Fileleftheros, "Referandumun Kurumsallaştırılması ve Türkiye Tarafından Onayla Zaman Harcama - Yeni De Soto Belgesi Değişiklikleri Gruplandırıyor" başlıklı başka bir haberinde, Türk tarafının Kıbrıs müzakerelerinde ileri götürdükleri konuların, anlaşmanın TBMM tarafından onaylanması ve "referandum konusuna müdahale çabası olduğunu" savundu.
Gazete, gerek Cumhurbaşkanı Denktaş'ın gerek daha önce Yüksek Mahkeme Başkanı (gazete sözde yüksek mahkeme başkanı olarak yansıttı) Taner Erginel'in Annan Planı'na ilişkin referandumun hazırlıkları için meclis kararı gerektiğini, bunun da referandum gününden 1 ay önce alınması gerektiğini söylediklerini, bu hareketin, referandumların yapılmasının devletin devamı olacağı görüntüsü vermek amacı taşıdığını kaydetti.
Rum Yönetimi Başkanı Papadopulos, olası anlaşmanın referandumdan sonra TBMM tarafından onaylanması konusunu gündeme getirdiğini ancak Cumhurbaşkanı Denktaş'tan yanıt alamadığını savunan gazeteye göre Papadopulos, "Biz basit bir taahhüt değil, Türk parlamentosunun gerçek kararını istiyoruz.

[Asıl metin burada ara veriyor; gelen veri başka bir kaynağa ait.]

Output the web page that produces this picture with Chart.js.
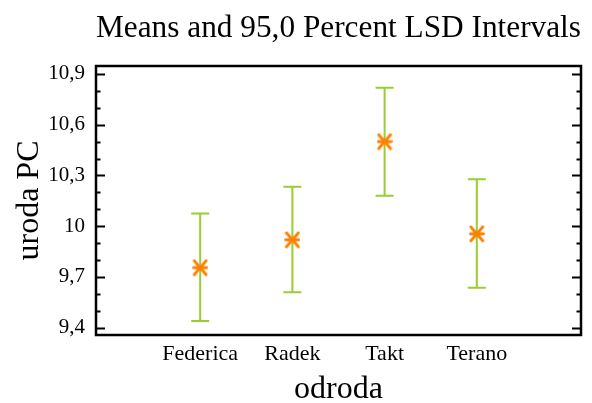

Anlayacağınız gibi, anlaşma onaylanmadan Kıbrıs Cumhuriyeti olmayacak ve kalacak olan Türk askerinin hangi hukuki statüde kalacağı veya gitmek zorunda mı kalacağı konusu belirsiz olacak" dedi. Bu konunun Rum tarafı için temel öneme haiz olduğu ve mümkün olduğunca çabuk netleşmesini istediği kaydediliyor.
Habere göre Papadopulos dünkü görüşme sonrasında yaptığı açıklamada şunları söyledi:
"New York'tan döndüğümde söylediğim gibi, yol uzun ve zordur. Etnik köken kriteriyle ayrılmış bir Kıbrıs'tan değil, yeniden birleşmiş bir Kıbrıs'tan bahsedebilmemiz için; Annan Planı'nda yapılmasını istediğimiz değişikliklerin başarılmasının mümkün olup olmadığı konusunda ikna etmeliyiz"
Gazete, Rum Dışişleri Bakanı Yorgos Yakovu'nun dün Brüksel'den dönüşünde Larnaka Havaalanı'nda yaptığı açıklamada, "AB'nin, Kıbrıs müzakerelerinin yeniden başlaması konusuna Rum tarafının yaptığı katkının, ayrıca müzakerelerin çok sınırlı zaman programı içinde yapılmakta olduğunun ve bunun durumları zorlaştırabileceğinin bilincinde olduğunu, ancak 1 Mayıs'a kadar çözüm bulunmasının arzu ettiğini" söylediğini yazdı.
Haravgi manşet haberini, "Al-Ver Belgesi - Denktaş'ın Açıkladığına Göre Alvaro De Soto Sundu - Başkan Papadopulos: Hedef, Etnik Köken Kriteriyle Ayrılmış Bir Kıbrıs Değil, Yeniden Birleşmiş Bir Kıbrıs'tır" başlığıyla yansıttı.
Alithia haberini, "Görüşmelerde İpler Gerildi - Denktaş, Ortaya Koyduğu Tezlerle Müzakereleri Uçlara Sürüklüyor - Arabulucular, Daha İyi Günlerin Geleceği Konusunda İyimserliklerini Koruyorlar" başlığıyla manşete çıkardı.
Mahi manşet haberine, "Müzakerelerin Çökmesini Metotluyorlar - Türkler Kabul Edilemez Konular Gündeme Getiriyor ve Şartlar Koyuyor - Düğüm Konu, Türk Meclisinin Onayı" başlığını attı.
Simerini ise manşetinde, "Avrupa'ya Kapıyı Kapatıyor - Denktaş Belge ile Normlardan Daimi Sapmalar İstiyor - Avrupa Hukuku İki Kesimliliği Çürütüyor - Ortodoks Kilisesi'ni Tehdit Görüyor - Türk Ordusunun Daimi Kalmasını ve Geri Dönüş, Mal Satın Alma Hakkının ve Siyasi Hakların Yasaklanmasını İstiyor" başlığını kullandı.